Well, even Moody’s which held back from lowering the credit rating of the sovereign debt of the US has begun to see that the economic outlook of the US is indeed weakening. Of course this is Moody’s way of saving face. With the administration’s onslaught against the S&P downgrade clearly failing as most analysts and investors felt that the US deserved, Moody’s had to save its own hide and throw a grimmer than usual forecast to be taken seriously.

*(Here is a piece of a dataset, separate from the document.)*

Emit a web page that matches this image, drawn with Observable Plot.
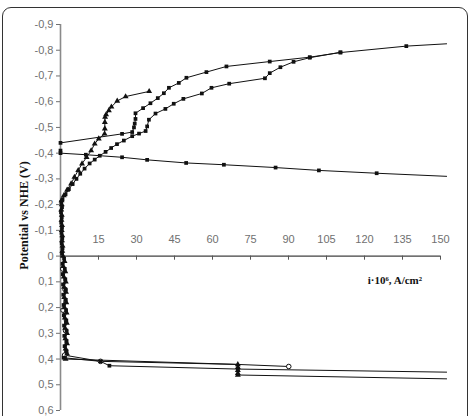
<!DOCTYPE html>
<html><head><meta charset="utf-8">
<script src="https://cdn.jsdelivr.net/npm/d3@7"></script>
<script src="https://cdn.jsdelivr.net/npm/@observablehq/plot@0.6"></script>
<style>
body{margin:0;background:#fff;}
#wrap{position:relative;width:473px;height:416px;overflow:hidden;background:#fff;}
#wrap svg{position:absolute;left:0;top:0;}
#frame{position:absolute;left:2px;top:7px;width:464px;height:440px;border:1.5px solid #333;border-radius:9px;pointer-events:none;}
</style></head><body><div id="wrap"></div>
<script>
const xTicks = [15, 30, 45, 60, 75, 90, 105, 120, 135, 150];
const yTicks = [-0.9, -0.8, -0.7, -0.6, -0.5, -0.4, -0.3, -0.2, -0.1, 0, 0.1, 0.2, 0.3, 0.4, 0.5, 0.6];
const yTitle = "Potential vs NHE (V)";
const xTitle = "i·10⁶, A/cm²";

// Triangles: cathodic branch -> near-zero column -> anodic branch
const T_x = [35.0, 25.7, 22.4, 20.1, 19.1, 18.0, 17.6, 17.5, 17.5, 17.4, 15.1, 13.5, 12.1, 10.3, 8.5, 7.0, 5.5, 4.2, 2.6, 1.3, 0.4,
  0.5, 0.3, 0.5, 0.4, 0.6, 0.5, 0.7, 0.6, 0.8, 0.7,
  1.0, 1.6, 1.1, 1.9, 1.3, 2.1, 1.4, 2.2, 1.5, 2.3, 1.6, 2.4, 1.7, 2.5, 1.8, 2.6, 1.9, 2.6, 2.0, 2.6,
  2.0, 70, 70, 70, 70, 70, 152.4];
const T_y = [-0.640, -0.620, -0.603, -0.580, -0.566, -0.550, -0.540, -0.520, -0.495, -0.475, -0.456, -0.436, -0.410, -0.384, -0.359, -0.333, -0.307, -0.281, -0.257, -0.235, -0.216,
  -0.20, -0.18, -0.16, -0.14, -0.12, -0.10, -0.08, -0.06, -0.04, -0.02,
  0.00, 0.02, 0.04, 0.06, 0.08, 0.10, 0.12, 0.14, 0.16, 0.18, 0.20, 0.22, 0.24, 0.26, 0.28, 0.30, 0.32, 0.34, 0.36, 0.38,
  0.40, 0.421, 0.432, 0.444, 0.455, 0.462, 0.477];

// Filled squares: second cathodic curve -> column -> anodic branch
const C_x = [110.5, 98.4, 92.0, 86.8, 82.6, 80.7, 66.6, 59.6, 55.8, 48.5, 44.7, 41.4, 37.5, 34.9, 34.2, 33.6, 31.0, 28.3, 25.0, 22.3, 20.0, 17.8, 15.5, 13.5, 11.5, 9.5, 7.8, 6.3, 4.8, 3.3, 2.0, 0.8,
  0.3, 0.6, 0.2, 0.5, 0.3, 0.6, 0.4, 0.7, 0.5, 0.8,
  0.6, 1.4, 0.8, 1.7, 0.9, 1.9, 1.0, 2.0, 1.1, 2.1, 1.2, 2.2, 1.3, 2.3, 1.4, 2.4, 1.5, 2.4, 1.6, 2.4,
  1.2, 15.8, 19.3, 70, 152.4];
const C_y = [-0.792, -0.771, -0.755, -0.734, -0.711, -0.691, -0.670, -0.654, -0.632, -0.611, -0.592, -0.572, -0.554, -0.530, -0.504, -0.486, -0.476, -0.466, -0.449, -0.435, -0.420, -0.405, -0.390, -0.375, -0.360, -0.340, -0.320, -0.300, -0.280, -0.260, -0.240, -0.220,
  -0.21, -0.19, -0.17, -0.15, -0.13, -0.11, -0.09, -0.07, -0.05, -0.03,
  -0.01, 0.01, 0.03, 0.05, 0.07, 0.09, 0.11, 0.13, 0.15, 0.17, 0.19, 0.21, 0.23, 0.25, 0.27, 0.29, 0.31, 0.33, 0.35, 0.37,
  0.395, 0.409, 0.426, 0.439, 0.451];

// Filled squares: curve starting at -0,44
const B_x = [0, 24.3, 28.3, 29.0, 29.3, 29.6, 29.6, 32.6, 35.5, 38.4, 40.8, 42.8, 46.7, 49.7, 57.6, 65.5, 82.6, 98.4, 110.5, 136.5, 152.4];
const B_y = [-0.44, -0.475, -0.482, -0.50, -0.515, -0.533, -0.555, -0.575, -0.594, -0.614, -0.633, -0.654, -0.673, -0.693, -0.715, -0.737, -0.756, -0.773, -0.791, -0.816, -0.825];

// Filled squares: curve starting at -0,40
const E_x = [0, 0, 10.0, 24.3, 34.2, 49.6, 64.5, 84.9, 102.0, 124.8, 152.4];
const E_y = [-0.41, -0.40, -0.394, -0.384, -0.374, -0.362, -0.355, -0.344, -0.333, -0.322, -0.310];

// Open circles: anodic branch
const O_x = [0.9, 1.8, 1.0, 2.0, 1.6, 15.8, 70, 90.1];
const O_y = [0.05, 0.13, 0.21, 0.29, 0.385, 0.409, 0.421, 0.429];

const series = [
  {name: "O", x: O_x, y: O_y, symbol: "circle", r: 2.3, fill: "#fff", stroke: "#111"},
  {name: "E", x: E_x, y: E_y, symbol: "square", r: 2.1, fill: "#111", stroke: "none"},
  {name: "B", x: B_x, y: B_y, symbol: "square", r: 2.1, fill: "#111", stroke: "none"},
  {name: "C", x: C_x, y: C_y, symbol: "square", r: 2.1, fill: "#111", stroke: "none"},
  {name: "T", x: T_x, y: T_y, symbol: "triangle", r: 2.2, fill: "#111", stroke: "none"}
];
const rows = series.flatMap(s => s.x.map((x, i) => ({series: s.name, x, y: s.y[i]})));

const fmt = d => d === 0 ? "0" : d.toFixed(1).replace(".", ",");
const ink = "#111";

const marks = [
  Plot.ruleX([0], {y1: -0.9, y2: 0.6, stroke: "#8a8a8a", strokeWidth: 1.6}),
  Plot.axisY(yTicks, {tickSize: 4, tickPadding: 3, tickFormat: fmt, color: "#707070", fontSize: 11, label: null}),
  Plot.ruleY([0], {x1: 0, x2: 150, stroke: ink, strokeWidth: 1}),
  Plot.ruleX(xTicks, {x: d => d, y1: 0, y2: 0.016, stroke: "#555", strokeWidth: 1}),
  Plot.text(xTicks, {x: d => d, y: 0, dy: -17, text: d => String(d), fill: "#707070", fontSize: 11}),
  Plot.line(rows, {x: "x", y: "y", z: "series", stroke: ink, strokeWidth: 1})
];
for (const s of series) {
  marks.push(Plot.dot(rows.filter(d => d.series === s.name && d.x <= 150 && !(s.name === "O" && d.x === 70)), {
    x: "x", y: "y", symbol: s.symbol, r: s.r, fill: s.fill, stroke: s.stroke, strokeWidth: 1
  }));
}
marks.push(Plot.text([yTitle], {frameAnchor: "left", dx: -36, dy: -2, rotate: -90, textAnchor: "middle", text: d => d,
  fontFamily: "'Liberation Serif', 'Times New Roman', serif", fontWeight: "bold", fontSize: 12, fill: ink}));
marks.push(Plot.text([xTitle], {x: 132, y: 0.095, text: d => d,
  fontFamily: "'Liberation Serif', 'Times New Roman', serif", fontWeight: "bold", fontSize: 11, fill: ink}));

const chart = Plot.plot({
  width: 473, height: 416,
  marginLeft: 60, marginRight: 33, marginTop: 24, marginBottom: 6,
  x: {domain: [0, 150], axis: null},
  y: {domain: [-0.9, 0.6], reverse: true, axis: null},
  style: {background: "transparent", fontFamily: "'Liberation Sans', Arial, sans-serif", fontSize: "11px", overflow: "visible"},
  marks
});
const wrap = document.getElementById("wrap");
wrap.appendChild(chart);
const frame = document.createElement("div");
frame.id = "frame";
wrap.appendChild(frame);
</script>
</body></html>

What this Means For Stocks
As I have been saying for the last month we will be seeing stocks fall 20% or more. The manufacturing data is less mediocre and global production is slowing and stands at 2%. As reality is beginning to set in investors are pulling back. Don’t be fooled by some of the gains at the end of last week and yesterday. This is very similar to 2007. There will be ups and downs, but as the recession sets in the market will trend lower over all.
Don’t Be Afraid
There should be no fear in your trading and that means if you are walking around sweating because you are afraid losing you retirement or your wife’s anniversary present, take your losses now, but this is going to be a serious ride. First of all most of this is out of your hands. Lots of turbulence is flowing from the Euro Zone and it will continue to get more stormy as Sarkozy and Merkel try to stem the coming tzunami. This will have the power to shake American banks as well.
So stay strong and look up and invest using your brains. Don’t go after risky investment. Stable tech and multinationals are the way to go, just don’t be afraid as gets rocky.